The Red Cross says having renter's insurance gives fire victims hope. It can be the one comforting thing that reinforces they can come back from losing everything
Garrett Scrutchens says he's lived at the apartment complex for two years and that it requires renter's insurance.
"Well it's in the lease. You got to have at least $100,000 and when you re-sign your lease they check and make sure you have that. So that means everybody there should have insurance," said Scrutchens.
Everyone, except Erick Rodriguez and his brother and sister.
"I had been waiting to renew it with my next pay check, so it expired," said Rodriguez.
Two weeks without insurance and now on his road to recovery Rodriguez is facing a steeper climb.
"Well, I'm a musician and I also build computers, so I lost my computers and I lost my instruments," said Rodriguez.
He only got out with some clothes, his wallet and important papers. But, instead of letting this fire put a chokehold on his Christmas, he's focusing on the fact he and his siblings are safe.

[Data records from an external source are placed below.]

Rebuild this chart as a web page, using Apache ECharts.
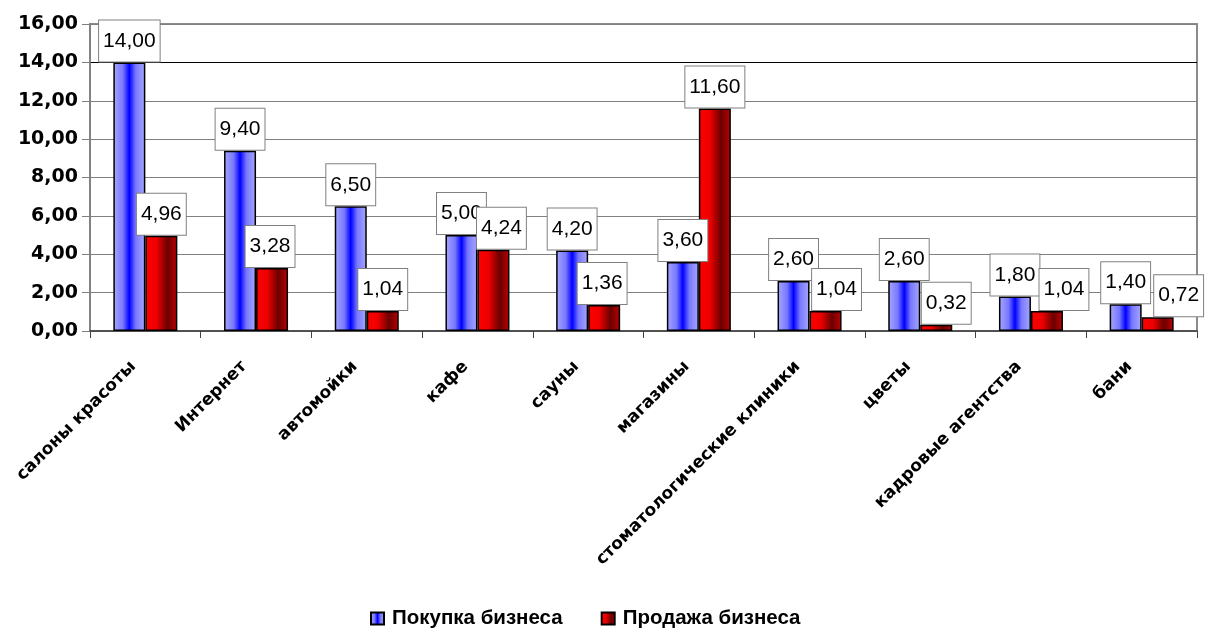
<!DOCTYPE html>
<html>
<head>
<meta charset="utf-8">
<script src="https://cdn.jsdelivr.net/npm/echarts@6/dist/echarts.min.js"></script>
<style>
  html, body { margin: 0; padding: 0; background: #fff; }
  #chart { width: 1212px; height: 628px; }
</style>
</head>
<body>
<div id="chart"></div>
<script>
// Business categories along the x axis
const categories = [
  'салоны красоты', 'Интернет', 'автомойки', 'кафе', 'сауны',
  'магазины', 'стоматологические клиники', 'цветы', 'кадровые агентства', 'бани'
];
// Series values
const buyValues  = [14.00, 9.40, 6.50, 5.00, 4.20, 3.60, 2.60, 2.60, 1.80, 1.40];
const sellValues = [4.96, 3.28, 1.04, 4.24, 1.36, 11.60, 1.04, 0.32, 1.04, 0.72];
const seriesNames = ['Покупка бизнеса', 'Продажа бизнеса'];
// Value axis range
const yMin = 0, yMax = 16, yStep = 2;

// Horizontal nudge (px) for the sell-value labels so they clear the neighbouring boxes
const sellLabelNudge = [0, -2, 0, 8, -2, 0, 11, 10, 17, 21];

const fmt = v => Number(v).toFixed(2).replace('.', ',');

const blueFill = new echarts.graphic.LinearGradient(0, 0, 1, 0, [
  { offset: 0, color: '#a8a8ff' },
  { offset: 0.3, color: '#7878ff' },
  { offset: 0.5, color: '#0000ff' },
  { offset: 0.7, color: '#7878ff' },
  { offset: 1, color: '#a8a8ff' }
]);
const redFill = new echarts.graphic.LinearGradient(0, 0, 1, 0, [
  { offset: 0, color: '#ff0000' },
  { offset: 0.35, color: '#ee0000' },
  { offset: 0.7, color: '#6a0000' },
  { offset: 1, color: '#c00000' }
]);

const valueLabel = {
  show: true,
  position: 'top',
  distance: 1,
  formatter: p => fmt(p.value),
  fontFamily: 'Liberation Sans, Arial, sans-serif',
  fontSize: 21,
  color: '#000',
  backgroundColor: '#fff',
  borderColor: '#808080',
  borderWidth: 1,
  padding: [9, 4, 9, 4],
  lineHeight: 23
};

// split line colours per level: 0 .. 16
const gridColors = ['#808080','#808080','#808080','#808080','#808080','#808080','#808080','#000000','#808080'];

const chart = echarts.init(document.getElementById('chart'), null, { renderer: 'canvas' });
chart.setOption({
  animation: false,
  backgroundColor: '#fff',
  grid: {
    left: 90, right: 15, top: 24, bottom: 297,
    show: true, borderColor: '#8c8c8c', borderWidth: 2, backgroundColor: 'transparent'
  },
  legend: {
    left: 365, top: 603,
    itemWidth: 13, itemHeight: 12, itemGap: 38,
    icon: 'rect',
    textStyle: { fontFamily: 'Liberation Sans, Arial, sans-serif', fontSize: 20.5, fontWeight: 'bold', color: '#000', padding: [0, 0, 0, 3] },
    data: seriesNames
  },
  xAxis: {
    type: 'category',
    data: categories,
    axisLine: { lineStyle: { color: '#404040', width: 1.5 } },
    axisTick: { show: true, length: 7, lineStyle: { color: '#404040' } },
    axisLabel: {
      interval: 0,
      rotate: 45,
      margin: 21,
      padding: [0, 17, 0, 0],
      fontFamily: 'DejaVu Sans, sans-serif',
      fontWeight: 'bold',
      fontSize: 17,
      color: '#000'
    }
  },
  yAxis: {
    type: 'value',
    min: yMin, max: yMax, interval: yStep,
    axisLine: { show: true, lineStyle: { color: '#808080', width: 1.5 } },
    axisTick: { show: true, length: 8, lineStyle: { color: '#808080' } },
    axisLabel: {
      formatter: v => fmt(v),
      margin: 12,
      fontFamily: 'DejaVu Sans, sans-serif',
      fontWeight: 'bold',
      fontSize: 19,
      color: '#000'
    },
    splitLine: { show: true, lineStyle: { color: gridColors, width: 1.2 } }
  },
  series: [
    {
      name: seriesNames[0],
      type: 'bar',
      data: buyValues,
      barWidth: 32,
      barGap: '0%',
      itemStyle: { color: blueFill, borderColor: '#000', borderWidth: 1.5 },
      label: valueLabel
    },
    {
      name: seriesNames[1],
      type: 'bar',
      data: sellValues,
      barWidth: 32,
      barGap: '0%',
      itemStyle: { color: redFill, borderColor: '#000', borderWidth: 1.5 },
      label: valueLabel,
      labelLayout: p => ({ dx: sellLabelNudge[p.dataIndex] || 0 })
    }
  ]
});
</script>
</body>
</html>
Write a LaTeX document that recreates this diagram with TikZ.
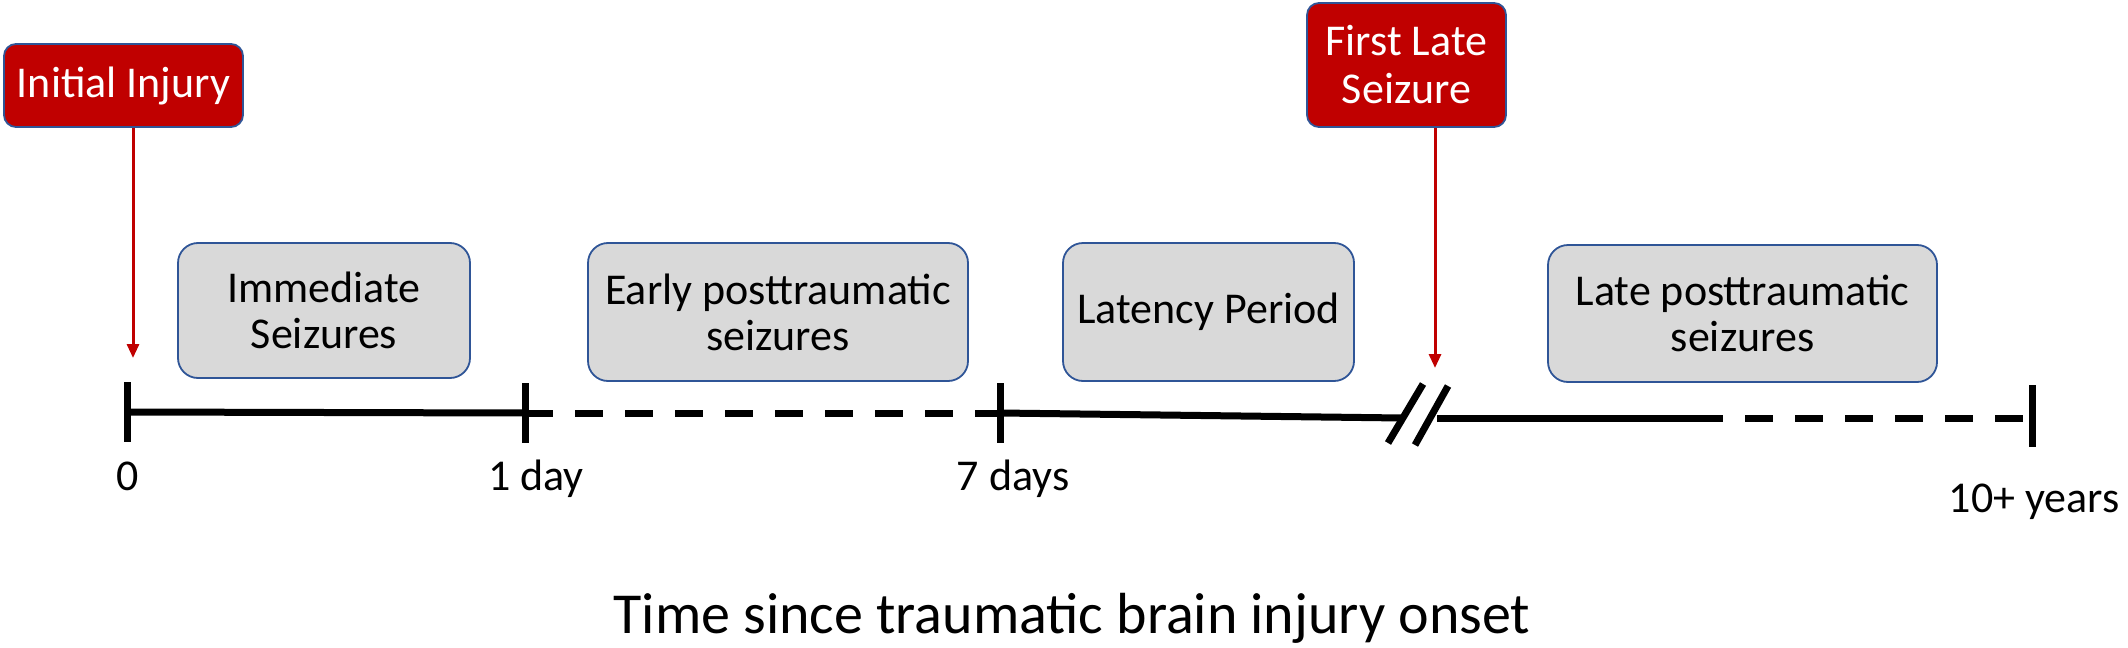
\documentclass[tikz,border=0pt]{standalone}
\usepackage{fontspec}
\setmainfont{Carlito}
\usetikzlibrary{arrows.meta}
\definecolor{injred}{HTML}{C00000}
\definecolor{boxblue}{HTML}{2F5597}
\definecolor{boxgray}{HTML}{D9D9D9}
\tikzset{
  redbox/.style={fill=injred, draw=boxblue, line width=0.9pt, rounded corners=6pt,
    text=white, align=center, inner sep=0pt, font=\fontsize{22}{24}\selectfont},
  graybox/.style={fill=boxgray, draw=boxblue, line width=0.9pt, rounded corners=10pt,
    text=black, align=center, inner sep=0pt, font=\fontsize{22}{23}\selectfont},
  redarrow/.style={draw=injred, line width=1.5pt, -{Triangle[length=7pt,width=6pt]}},
  axis/.style={line width=3.5pt, black},
  dashaxis/.style={line width=3.5pt, black, dash pattern=on 14pt off 11pt},
  ticklabel/.style={anchor=base, inner sep=0pt, font=\fontsize{22}{24}\selectfont},
}
\begin{document}
\begin{tikzpicture}[x=0.5pt, y=-0.5pt]
\useasboundingbox (0,0) rectangle (2128,647);
% boxes
\node[redbox, minimum width=119.5pt, minimum height=41.5pt] (init) at (123.5,85.5) {Initial Injury};
\node[redbox, minimum width=99.5pt, minimum height=62pt] (first) at (1406.5,65) {First Late\\Seizure};
\node[graybox, minimum width=146pt, minimum height=67.5pt] (imm) at (324,310.5) {Immediate\\Seizures};
\node[graybox, minimum width=190pt, minimum height=69pt] (early) at (778,312) {Early posttraumatic\\seizures};
\node[graybox, minimum width=145.5pt, minimum height=69pt] (lat) at (1208.5,312) {Latency Period};
\node[graybox, minimum width=194.5pt, minimum height=68.5pt] (late) at (1742.5,313.5) {Late posttraumatic\\seizures};
% timeline coordinates
\coordinate (t0) at (127,412);
\coordinate (t1) at (525,413);
\coordinate (t7) at (1000,413);
\coordinate (bkL) at (1402,418);
\coordinate (bkR) at (1437,418);
\coordinate (sol) at (1723,418);
\coordinate (dstart) at (1745,418);
\coordinate (tend) at (2032,418);
% axis segments
\draw[axis] (t0) -- (t1);
\draw[dashaxis] (t1) -- (t7);
\draw[axis] (t7) -- (bkL);
\draw[axis] (bkR) -- (sol);
\draw[dashaxis] (dstart) -- (tend);
% ticks
\coordinate (t0a) at (127,382); \coordinate (t0b) at (127,442);
\coordinate (t1a) at (525,383); \coordinate (t1b) at (525,443);
\coordinate (t7a) at (1000,383); \coordinate (t7b) at (1000,443);
\coordinate (tea) at (2032,385); \coordinate (teb) at (2032,447);
\draw[axis] (t0a) -- (t0b);
\draw[axis] (t1a) -- (t1b);
\draw[axis] (t7a) -- (t7b);
\draw[axis] (tea) -- (teb);
% break marks
\coordinate (s1a) at (1388,443); \coordinate (s1b) at (1423,384);
\coordinate (s2a) at (1415,445); \coordinate (s2b) at (1448,386);
\draw[axis] (s1a) -- (s1b);
\draw[axis] (s2a) -- (s2b);
% arrows
\coordinate (a0) at (133,358);
\coordinate (a1) at (1435,368);
\draw[redarrow] (init.south -| a0) -- (a0);
\draw[redarrow] (first.south -| a1) -- (a1);
% labels
\node[ticklabel] (l0) at (128,490) {0};
\node[ticklabel] (l1) at (536,490) {1 day};
\node[ticklabel] (l7) at (1013,490) {7 days};
\node[ticklabel] (l10) at (2034,512) {10+ years};
\node[anchor=base, inner sep=0pt, font=\fontsize{29}{32}\selectfont] (title) at (1072,633) {Time since traumatic brain injury onset};
\end{tikzpicture}
\end{document}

"Material things are just that, they're material, they can be replaced," said Rodriguez.
A recent survey shows only 31 percent of renters buy renter's insurance. That’s despite the fact the average policy, nationwide, costs $184 a year. In Austin, insurance is even less expensive with some policies around $125 a year.
"Renter's insurance is relatively inexpensive. For as little as $10 a month you can protect all of the personal belongings in your apartment or that home that you're renting," said Ricky Gentry with the Insurance Council of Texas. He says most people don't realize how much stuff they've accumulated until they lose it. His advice, do a thorough inventory of what you own.
"It's also good to write these things down and take photographs of them. That way in case you have a loss, and it might be a burglary or a fire, you'll be able to work with your insurance adjustor and tell them these are the items I have and this is what needs to be replaced," said Gentry.
Also keep receipts for big ticket items like TV's, computers, cameras, and phones.